For the former city manager, who is still getting paid as part of a six-month severance agreement with the city, Saturday’s accident was the second in about three months, the first of which was the catalyst for his resignation although not the only contributing factor that led to the mutual separation from the city. His handling of the matter as well as other internal issues cited by other city appointed personnel led to Mayor Rick Meehan once again be forced to don the acting city manager hat. He is to appear in court later this month for the negligent driving charge in the July run-in with the sign pole.
Call it bad luck, careless walking by the woman, problems with his vision as cited in the summer pole accident or a clear inability to fly under the radar while trying to find new employment, it’s amazing to me how this sort of drama seems to follow Recor wherever he goes.
I am rooting for him and wishing him better luck and smoother sailing in the future, wherever that may be.

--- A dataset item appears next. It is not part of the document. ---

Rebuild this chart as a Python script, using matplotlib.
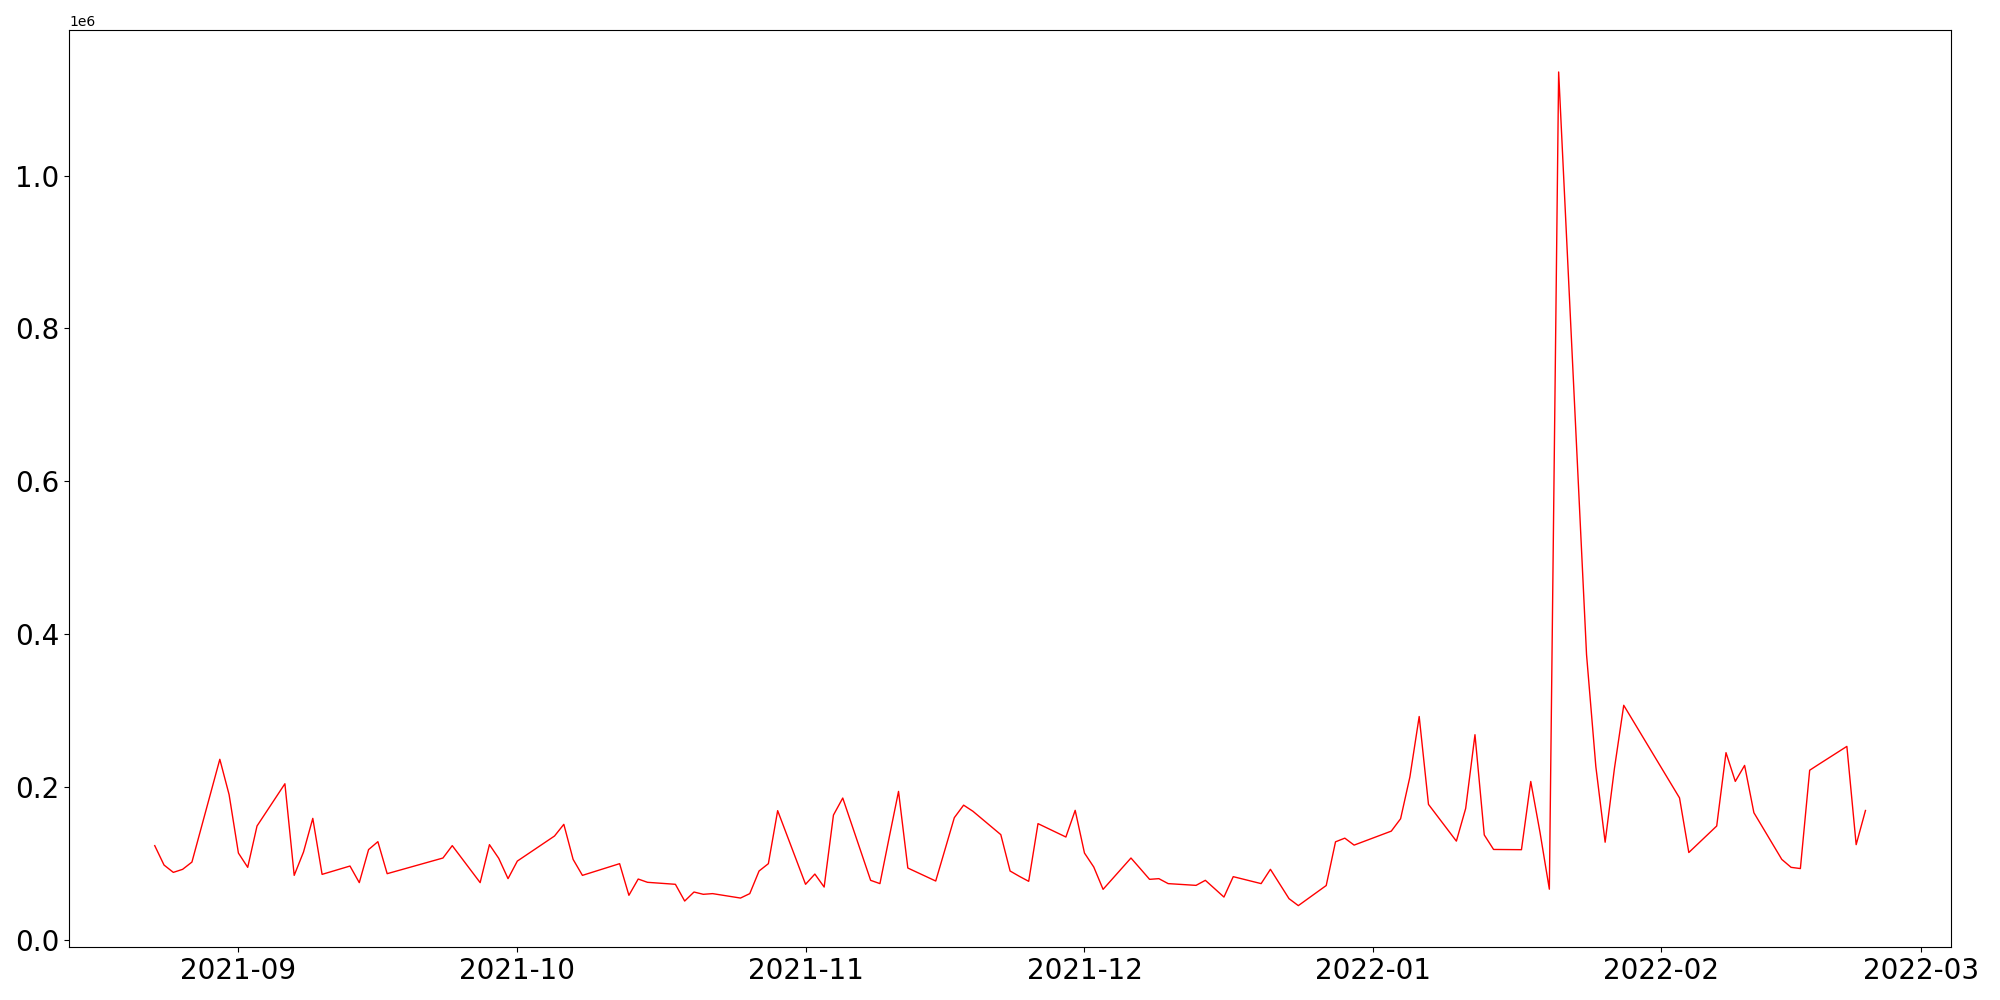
import matplotlib
matplotlib.use("Agg")
import matplotlib.pyplot as plt
import matplotlib.dates as mdates
import pandas as pd

dates = [
    "2021-08-23", "2021-08-24", "2021-08-25", "2021-08-26", "2021-08-27",
    "2021-08-30", "2021-08-31", "2021-09-01", "2021-09-02", "2021-09-03",
    "2021-09-06", "2021-09-07", "2021-09-08", "2021-09-09", "2021-09-10",
    "2021-09-13", "2021-09-14", "2021-09-15", "2021-09-16", "2021-09-17",
    "2021-09-23", "2021-09-24",
    "2021-09-27", "2021-09-28", "2021-09-29", "2021-09-30", "2021-10-01",
    "2021-10-05", "2021-10-06", "2021-10-07", "2021-10-08",
    "2021-10-12", "2021-10-13", "2021-10-14", "2021-10-15",
    "2021-10-18", "2021-10-19", "2021-10-20", "2021-10-21", "2021-10-22",
    "2021-10-25", "2021-10-26", "2021-10-27", "2021-10-28", "2021-10-29",
    "2021-11-01", "2021-11-02", "2021-11-03", "2021-11-04", "2021-11-05",
    "2021-11-08", "2021-11-09", "2021-11-10", "2021-11-11", "2021-11-12",
    "2021-11-15", "2021-11-16", "2021-11-17", "2021-11-18", "2021-11-19",
    "2021-11-22", "2021-11-23", "2021-11-24", "2021-11-25", "2021-11-26",
    "2021-11-29", "2021-11-30", "2021-12-01", "2021-12-02", "2021-12-03",
    "2021-12-06", "2021-12-07", "2021-12-08", "2021-12-09", "2021-12-10",
    "2021-12-13", "2021-12-14", "2021-12-15", "2021-12-16", "2021-12-17",
    "2021-12-20", "2021-12-21", "2021-12-22", "2021-12-23", "2021-12-24",
    "2021-12-27", "2021-12-28", "2021-12-29", "2021-12-30",
    "2022-01-03", "2022-01-04", "2022-01-05", "2022-01-06", "2022-01-07",
    "2022-01-10", "2022-01-11", "2022-01-12", "2022-01-13", "2022-01-14",
    "2022-01-17", "2022-01-18", "2022-01-19", "2022-01-20", "2022-01-21",
    "2022-01-24", "2022-01-25", "2022-01-26", "2022-01-27", "2022-01-28",
    "2022-02-03", "2022-02-04",
    "2022-02-07", "2022-02-08", "2022-02-09", "2022-02-10", "2022-02-11",
    "2022-02-14", "2022-02-15", "2022-02-16", "2022-02-17", "2022-02-18",
    "2022-02-21", "2022-02-22", "2022-02-23",
]

volumes = [
    123000, 97600, 88000, 92000, 101500,
    236000, 189700, 113300, 94600, 148700,
    204000, 84100, 114600, 158700, 85400,
    96300, 74600, 117800, 128200, 86300,
    106800, 123000,
    74600, 124300, 106400, 79800, 102800,
    135600, 150900, 105000, 84100,
    99400, 58000, 79300, 75000,
    72400, 50500, 62300, 59300, 60200,
    54400, 60200, 89800, 99400, 168800,
    72400, 85800, 68800, 163000, 185300,
    77600, 73300, 134000, 194000, 93700,
    76700, 118000, 159600, 176000, 168000,
    137400, 89800, 82800, 76300, 151800,
    134300, 169200, 113300, 95000, 65800,
    106800, 92900, 78900, 79800, 73300,
    71000, 77600, 66700, 55700, 82400,
    73300, 92000, 72800, 53600, 44500,
    70800, 128000, 132800, 123700,
    142000, 158200, 212900, 292000, 177000,
    128900, 171700, 268200, 137000, 118000,
    117700, 207000, 140000, 66000, 1135600,
    373000, 226500, 127500, 224000, 306700,
    185500, 114000,
    148700, 244700, 207100, 228000, 166100,
    105000, 94600, 93000, 221700, 229600,
    252900, 124300, 169000,
]

x = pd.to_datetime(dates)

fig, ax = plt.subplots(figsize=(20, 10), dpi=100)
ax.plot(x, volumes, color="red", linewidth=1.0)

ax.xaxis.set_major_locator(mdates.MonthLocator())
ax.xaxis.set_major_formatter(mdates.DateFormatter("%Y-%m"))
ax.tick_params(axis="both", labelsize=20)

fig.subplots_adjust(left=0.0346, right=0.9755, bottom=0.0527, top=0.9697)
fig.savefig("out.png", dpi=100)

It’s amazing to me how Berlin businesses and appointed and elected officials always say the same thing while not seeming rehearsed. I truly believe they feel the way they do.
There are currently eight restaurants within one mile in Berlin (and this doesn’t even take into account the coffee shops and bakeries). My optimistic side hopes all will succeed, but realism tells me it will be a huge challenge for a few. At a minimum, there will probably need to be some seasonal scale backs of hours and days along the way to get through the winter months after the New Year.
While it certainly benefits from the summer tourism season, the unique thing about Berlin is it stays busy during the fall and pre-holiday months. Pedestrian traffic has surely declined in recent weeks since Labor Day passed, but it’s still strong for the most part.
All the restaurant operators and officials who spoke with Staff Writer Charlene Sharpe said the same thing this week. They all do different things and offer unique food and atmosphere. There’s something for everyone and enough to go around to keep everyone busy.
“As long as all businesses, not just restaurants, continue to recognize how important it is to support and promote each other, then I believe today’s Berlin will be something we can all look forward to far into the future,” Williams said.
Berlin is truly in a unique period of its existence. You know that’s the case when traffic concerns are making headlines and dozens of residents turn out for a housing board hearing on a condemned house.